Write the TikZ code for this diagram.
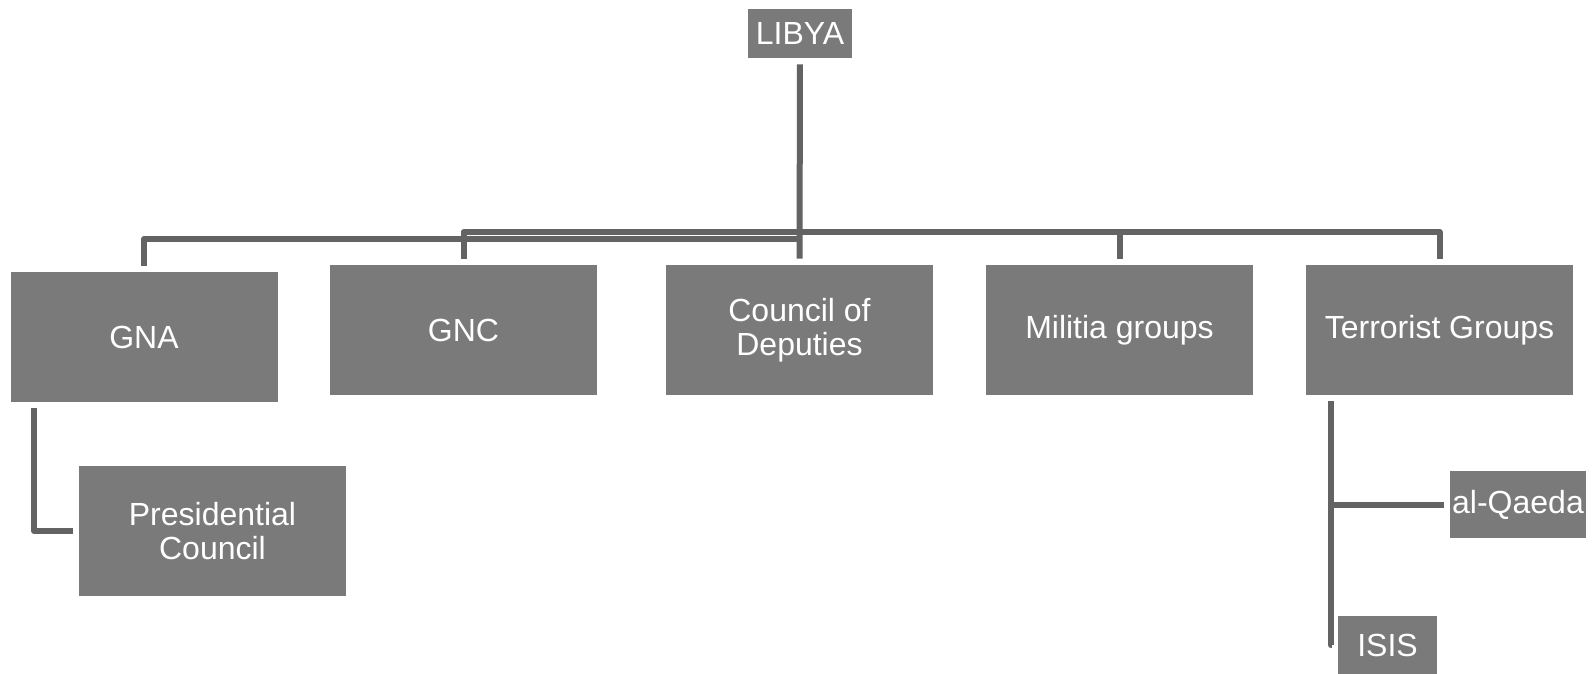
\documentclass[tikz,border=0pt]{standalone}
\usepackage{fontspec}
\setmainfont{Liberation Sans}
\usepackage{tikz}
\usetikzlibrary{positioning}

\definecolor{boxgray}{HTML}{7A7A7A}
\definecolor{linegray}{HTML}{636363}

\begin{document}
\begin{tikzpicture}[x=0.5pt, y=-0.5pt,
    box/.style={fill=boxgray, text=white, inner sep=0pt, align=center,
        font=\fontsize{16}{17.2}\selectfont},
    bigbox/.style={box, minimum width=133.5pt, minimum height=65pt},
    link/.style={draw=linegray, line width=3pt, line join=round,
        shorten <=3pt, shorten >=3pt}]
    \useasboundingbox (0,0) rectangle (1592,674);

    % Top
    \node[box, minimum width=52pt, minimum height=24.5pt] (libya) at (800,33.5) {LIBYA};

    % Boxes
    \node[bigbox] (gna) at (144,337) {GNA};
    \node[bigbox] (gnc) at (463.5,330) {GNC};
    \node[bigbox] (council) at (799.5,330) {Council of\\Deputies};
    \node[bigbox] (militia) at (1119.5,330) {Militia groups};
    \node[bigbox] (terror) at (1439.5,330) {Terrorist Groups};

    % Sub boxes
    \node[bigbox] (presid) at (212.5,531) {Presidential\\Council};
    \node[box, minimum width=68pt, minimum height=33.5pt] (qaeda) at (1518,504.5) {al-Qaeda};
    \node[box, minimum width=49.5pt, minimum height=29.5pt] (isis) at (1387.5,645) {ISIS};

    % Connectors
    \coordinate (bar) at (800,232);
    \coordinate (gnabar) at (800,239);
    \draw[link] (libya.south) -- (council.north);
    \draw[link, shorten >=0pt] (gnc.north) |- (bar);
    \draw[link, shorten <=0pt] (bar) -| (terror.north);
    \draw[link, shorten >=0pt] (militia.north) |- (bar);
    \draw[link, shorten >=0pt] (gna.north) |- (gnabar);
    \draw[link] ([xshift=12pt]gna.south west) |- (presid.west);
    \draw[link] ([xshift=12.5pt]terror.south west) |- (qaeda.west);
    \draw[link] ([xshift=12.5pt]terror.south west) |- (isis.west);

\end{tikzpicture}
\end{document}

-------------------------

**TASK BRIEF:** Repeat, exactly and in full, each line from the start of the data to the line that contains "minimum width=49.5pt, minimum". Pictures do not go in.

**RIGHT ANSWER:**
Write the TikZ code for this diagram.
\documentclass[tikz,border=0pt]{standalone}
\usepackage{fontspec}
\setmainfont{Liberation Sans}
\usepackage{tikz}
\usetikzlibrary{positioning}

\definecolor{boxgray}{HTML}{7A7A7A}
\definecolor{linegray}{HTML}{636363}

\begin{document}
\begin{tikzpicture}[x=0.5pt, y=-0.5pt,
    box/.style={fill=boxgray, text=white, inner sep=0pt, align=center,
        font=\fontsize{16}{17.2}\selectfont},
    bigbox/.style={box, minimum width=133.5pt, minimum height=65pt},
    link/.style={draw=linegray, line width=3pt, line join=round,
        shorten <=3pt, shorten >=3pt}]
    \useasboundingbox (0,0) rectangle (1592,674);

    % Top
    \node[box, minimum width=52pt, minimum height=24.5pt] (libya) at (800,33.5) {LIBYA};

    % Boxes
    \node[bigbox] (gna) at (144,337) {GNA};
    \node[bigbox] (gnc) at (463.5,330) {GNC};
    \node[bigbox] (council) at (799.5,330) {Council of\\Deputies};
    \node[bigbox] (militia) at (1119.5,330) {Militia groups};
    \node[bigbox] (terror) at (1439.5,330) {Terrorist Groups};

    % Sub boxes
    \node[bigbox] (presid) at (212.5,531) {Presidential\\Council};
    \node[box, minimum width=68pt, minimum height=33.5pt] (qaeda) at (1518,504.5) {al-Qaeda};
    \node[box, minimum width=49.5pt, minimum height=29.5pt] (isis) at (1387.5,645) {ISIS};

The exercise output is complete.